Los niños de finales de los años 70 teníamos claro que el mejor futbolista del mundo había sido y era Pelé, aunque ya estuviera retirado, y que el mejor tenista era Björn Borg, aunque Jimmy Connors hubiese ganado más torneos y partidos ATP y hubiese levantado tres de los cuatro trofeos del Grand Slam, mientras que el sueco se quedó solo con cinco Wimbledon y seis Roland Garros (se retiró a los 26 años).

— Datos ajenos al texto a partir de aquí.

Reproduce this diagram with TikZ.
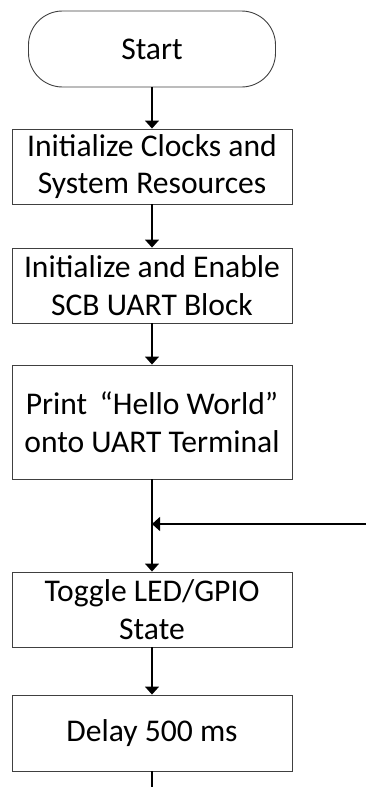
\documentclass[tikz,border=0pt]{standalone}
\usepackage{fontspec}
\setmainfont{Carlito}
\usetikzlibrary{arrows.meta}
\begin{document}
\begin{tikzpicture}[x=1pt,y=-1pt,
  stepbox/.style={draw=black!75, line width=0.9pt, minimum width=280pt, inner sep=0pt, align=center, font=\fontsize{31.6}{37.5}\selectfont},
  termbox/.style={draw=black!75, line width=0.9pt, rounded corners=34pt, minimum width=247pt, minimum height=76pt, inner sep=0pt, font=\fontsize{31.6}{37.5}\selectfont},
  flow/.style={line width=1.4pt, -{Triangle[width=14pt,length=8pt]}},
  plain/.style={line width=1.4pt}]
\useasboundingbox (0,0) rectangle (366,787);
\node[termbox] (start) at (152,49) {Start};
\node[stepbox, minimum height=75pt] (init) at (152,166.5) {Initialize Clocks and\\System Resources};
\node[stepbox, minimum height=75pt] (uart) at (152,285.5) {Initialize and Enable\\SCB UART Block};
\node[stepbox, minimum height=114pt] (print) at (152,422) {Print \,“Hello World”\\onto UART Terminal};
\node[stepbox, minimum height=75pt] (toggle) at (152,609.5) {Toggle LED/GPIO\\State};
\node[stepbox, minimum height=76pt] (delay) at (152,733) {Delay 500 ms};
\coordinate (merge) at (152,524);
\coordinate (loopin) at (366,524);
\coordinate (tail) at (152,787);
\draw[flow] (start) -- (init);
\draw[flow] (init) -- (uart);
\draw[flow] (uart) -- (print);
\draw[plain] (print) -- (merge);
\draw[flow] (merge) -- (toggle);
\draw[flow] (loopin) -- (merge);
\draw[flow] (toggle) -- (delay);
\draw[plain] (delay) -- (tail);
\end{tikzpicture}
\end{document}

Pero claro, eran otros tiempos, los niños de esa época jugábamos todos juntos en la calle y los de ahora lo hacen solos en su habitación, conectados con sus amigos mediante unos auriculares y la pantalla de un videojuego; nuestro gadget favorito era un monopatín y el de los chavales de ahora un teléfono móvil.

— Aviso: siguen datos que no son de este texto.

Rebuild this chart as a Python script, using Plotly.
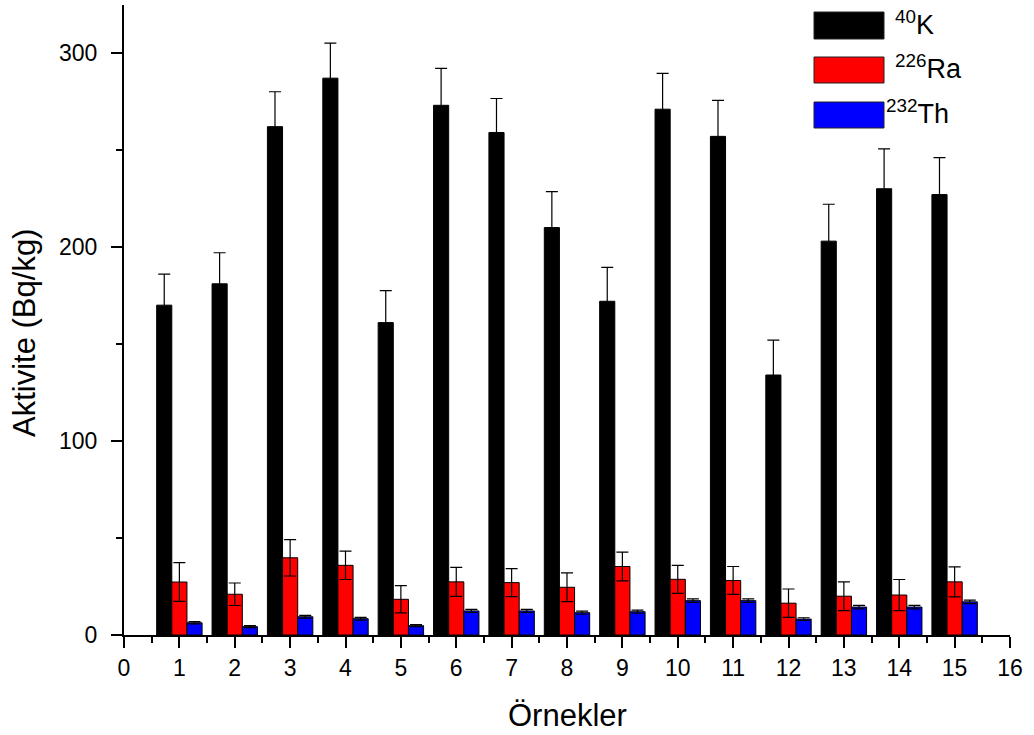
import plotly.graph_objects as go

samples = list(range(1, 16))
k40 = [170, 181, 262, 287, 161, 273, 259, 210, 172, 271, 257, 134, 203, 230, 227]
k40_err = [16, 16, 18, 18, 16.5, 19, 17.5, 18.5, 17.5, 18.5, 18.5, 18, 19, 20.5, 19]
ra226 = [27.3, 21, 39.8, 35.9, 18.4, 27.4, 27, 24.6, 35.3, 28.7, 28.1, 16.4, 20, 20.6, 27.4]
ra226_err = [10, 5.8, 9.4, 7.3, 7, 7.5, 7.2, 7.4, 7.4, 7.2, 7.2, 7.3, 7.4, 8, 7.7]
th232 = [6.3, 4.3, 9.4, 8.4, 4.8, 12.4, 12.4, 11.5, 12, 17.7, 17.7, 8.2, 14.4, 14.4, 17.1]
th232_err = [0.6, 0.5, 0.7, 0.7, 0.5, 0.8, 0.8, 0.8, 0.8, 0.9, 0.9, 0.7, 0.9, 0.9, 0.9]

series = [
    ("<sup>40</sup>K", k40, k40_err, "#000000"),
    ("<sup>226</sup>Ra", ra226, ra226_err, "#ff0000"),
    ("<sup>232</sup>Th", th232, th232_err, "#0000ff"),
]

FONT = "Liberation Sans, Arial, sans-serif"

fig = go.Figure()
for name, vals, errs, col in series:
    fig.add_trace(go.Bar(
        x=samples, y=vals, name=name,
        marker=dict(color=col, line=dict(color="#000000", width=1)),
        error_y=dict(type="data", array=errs, symmetric=True,
                     color="#000000", thickness=1.2, width=6),
        showlegend=False,
    ))

# plot area geometry in pixels (for the hand-drawn legend and titles)
L, R, T, B = 124, 24, 5, 100
W, H = 1034, 735
pw, ph = W - L - R, H - T - B

def px(x):
    return (x - L) / pw

def py(y):
    return (H - B - y) / ph

shapes = []
annotations = []
legend_rows = [(12, 39), (57, 83), (102, 128)]
text_x = [893, 893, 884]
for (name, vals, errs, col), (y0, y1), tx in zip(series, legend_rows, text_x):
    shapes.append(dict(type="rect", xref="paper", yref="paper",
                       x0=px(814), x1=px(884), y0=py(y1), y1=py(y0),
                       fillcolor=col, line=dict(color="#222222", width=1)))
    annotations.append(dict(xref="paper", yref="paper", x=px(tx), y=py((y0 + y1) / 2 - 3),
                            text=name, showarrow=False, xanchor="left", yanchor="middle",
                            font=dict(family=FONT, size=27, color="#000000")))

# axis titles
annotations.append(dict(xref="paper", yref="paper", x=0.5, y=py(715),
                        text="Örnekler", showarrow=False, xanchor="center", yanchor="middle",
                        font=dict(family=FONT, size=31, color="#000000")))
annotations.append(dict(xref="paper", yref="paper", x=px(25), y=py(333),
                        text="Aktivite (Bq/kg)", showarrow=False, textangle=-90,
                        xanchor="center", yanchor="middle",
                        font=dict(family=FONT, size=31, color="#000000")))

fig.update_layout(
    width=W, height=H,
    margin=dict(l=L, r=R, t=T, b=B),
    plot_bgcolor="white", paper_bgcolor="white",
    barmode="group", bargap=0.18, bargroupgap=0,
    font=dict(family=FONT, color="#000000", size=23),
    shapes=shapes, annotations=annotations,
    xaxis=dict(
        range=[0, 16], tickmode="linear", tick0=0, dtick=1,
        showline=True, linecolor="#000000", linewidth=2,
        ticks="outside", ticklen=11, tickwidth=2, tickcolor="#000000",
        minor=dict(ticks="outside", dtick=0.5, tick0=0, ticklen=6, tickwidth=2, tickcolor="#000000"),
        showgrid=False, zeroline=False,
        tickfont=dict(size=23),
    ),
    yaxis=dict(
        range=[0, 324.7], tickmode="linear", tick0=0, dtick=100,
        showline=True, linecolor="#000000", linewidth=2,
        ticks="outside", ticklen=11, tickwidth=2, tickcolor="#000000",
        minor=dict(ticks="outside", dtick=50, tick0=0, ticklen=6, tickwidth=2, tickcolor="#000000"),
        showgrid=False, zeroline=False,
        ticklabelstandoff=9,
        tickfont=dict(size=23),
    ),
)

fig.write_html("out.html")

En el deporte hay algo más que las frías estadísticas. Si fuera por los números, Wilt Chamberlain o Kareem Abdul-Jabbar podrían disputarle a Michael Jordan el título de mejor jugador de baloncesto de todos los tiempos. Si Messi es el mejor futbolista de siempre ahora que ha ganado un mundial —igual que Maradona, Zidane, Beckenbauer...—, qué decir de O Rei Pelé, que ganó tres, o de su compatriota Ronaldo, que venció en dos. Pelé ha marcado 12 goles en sus participaciones en la Copa del Mundo por 13 de Messi, pero el argentino jugó casi el doble de minutos por lo que su porcentaje de tantos por partido es muy inferior: 0,50 frente al 0,86 del astro brasileño. ¿Que tiene más balones y botas de oro? Obvio: hasta 1995 el Balón de Oro solo podían ganarlo los jugadores europeos, y la Bota de Oro únicamente premia a los que compiten en alguna de las ligas de este continente. Huelga decir que estas distinciones hay que cogerlas con pinzas, y la mejor prueba es el Balón de Oro al mejor jugador del Mundial del 2010 que le dieron al uruguayo Diego Forlán, algo así como si en Catar se lo hubieran concedido al marroquí Amrabat.

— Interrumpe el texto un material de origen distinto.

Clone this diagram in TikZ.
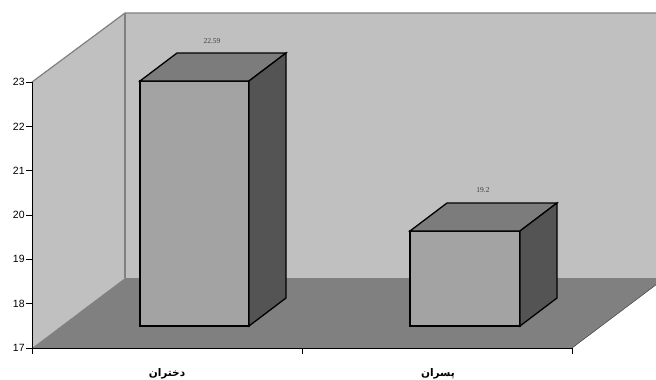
\documentclass[tikz,border=0pt]{standalone}
\usepackage{fontspec}
\setmainfont{Liberation Sans}
\newfontfamily\arabicfont[Script=Arabic]{DejaVu Sans}
\newfontfamily\valfont{Liberation Serif}
\TeXXeTstate=1

\definecolor{wallgray}{HTML}{C0C0C0}
\definecolor{floorgray}{HTML}{808080}
\definecolor{frontgray}{HTML}{A3A3A3}
\definecolor{topgray}{HTML}{7C7C7C}
\definecolor{sidegray}{HTML}{545454}

\tikzset{
  wall/.style={fill=wallgray, draw=floorgray, line width=1.2pt, line join=miter},
  barface/.style={draw=black, line width=1.3pt, line join=miter},
  ticklabel/.style={font=\fontsize{10.5}{12}\selectfont, inner sep=1pt, anchor=east},
  vallabel/.style={font=\valfont\fontsize{7.5}{8}\selectfont, text=black!75, inner sep=0pt},
  catlabel/.style={font=\arabicfont\bfseries\fontsize{10.5}{12}\selectfont, inner sep=0pt}
}

\begin{document}
\begin{tikzpicture}[x=1pt, y=-1pt]
  \useasboundingbox (0,0) rectangle (656,380);
  \clip (0,0) rectangle (656,380);

  % walls and floor
  \fill[wallgray] (32,82) -- (125,13) -- (700,13) -- (700,278) -- (125,278) -- (32,348) -- cycle;
  \fill[floorgray] (32,348) -- (125,278) -- (665,278) -- (572,348) -- cycle;
  \draw[floorgray, line width=1.2pt] (32,82) -- (125,13) -- (700,13);
  \draw[floorgray, line width=1.2pt] (125,13) -- (125,278);
  \draw[black!70, line width=0.6pt] (572,348) -- (665,278);

  % bar 1
  \draw[barface, fill=frontgray] (140,81) rectangle (249,326);
  \draw[barface, fill=topgray] (140,81) -- (177,53) -- (286,53) -- (249,81) -- cycle;
  \draw[barface, fill=sidegray] (249,81) -- (286,53) -- (286,298) -- (249,326) -- cycle;
  \node[vallabel] (val1) at (212,41) {22.59};

  % bar 2
  \draw[barface, fill=frontgray] (410,231) rectangle (520,326);
  \draw[barface, fill=topgray] (410,231) -- (447,203) -- (557,203) -- (520,231) -- cycle;
  \draw[barface, fill=sidegray] (520,231) -- (557,203) -- (557,298) -- (520,326) -- cycle;
  \node[vallabel] (val2) at (483,190) {19.2};

  % axes
  \draw[black, line width=0.9pt] (32,82) -- (32,348) -- (572,348);
  \foreach \v in {17,...,23}
    \draw[black, line width=0.8pt] (32,{348-(\v-17)*44.33}) -- ++(-6,0) node[ticklabel] {\v};
  \foreach \x in {32,302,572}
    \draw[black, line width=0.8pt] (\x,348) -- ++(0,6);

  \node[catlabel] (girls) at (167,374) {\beginR دختران\endR};
  \node[catlabel] (boys) at (438,374) {\beginR پسران\endR};
\end{tikzpicture}
\end{document}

Hay algo más que cifras y trofeos dorados, y es el aura que desprenden los deportistas legendarios. A Pelé —ingresado estos días en un hospital—, como a Nadal, Federer, Ballesteros o Miguel Indurain, no nos los imaginamos insultando a un rival después de derrotarlo, o haciéndose esa ridícula fotografía con la copa en la cama. Ni rechazando ser recibidos por el presidente de su país, como los campeones argentinos, que estos días se creen realmente dioses, pero no lo son.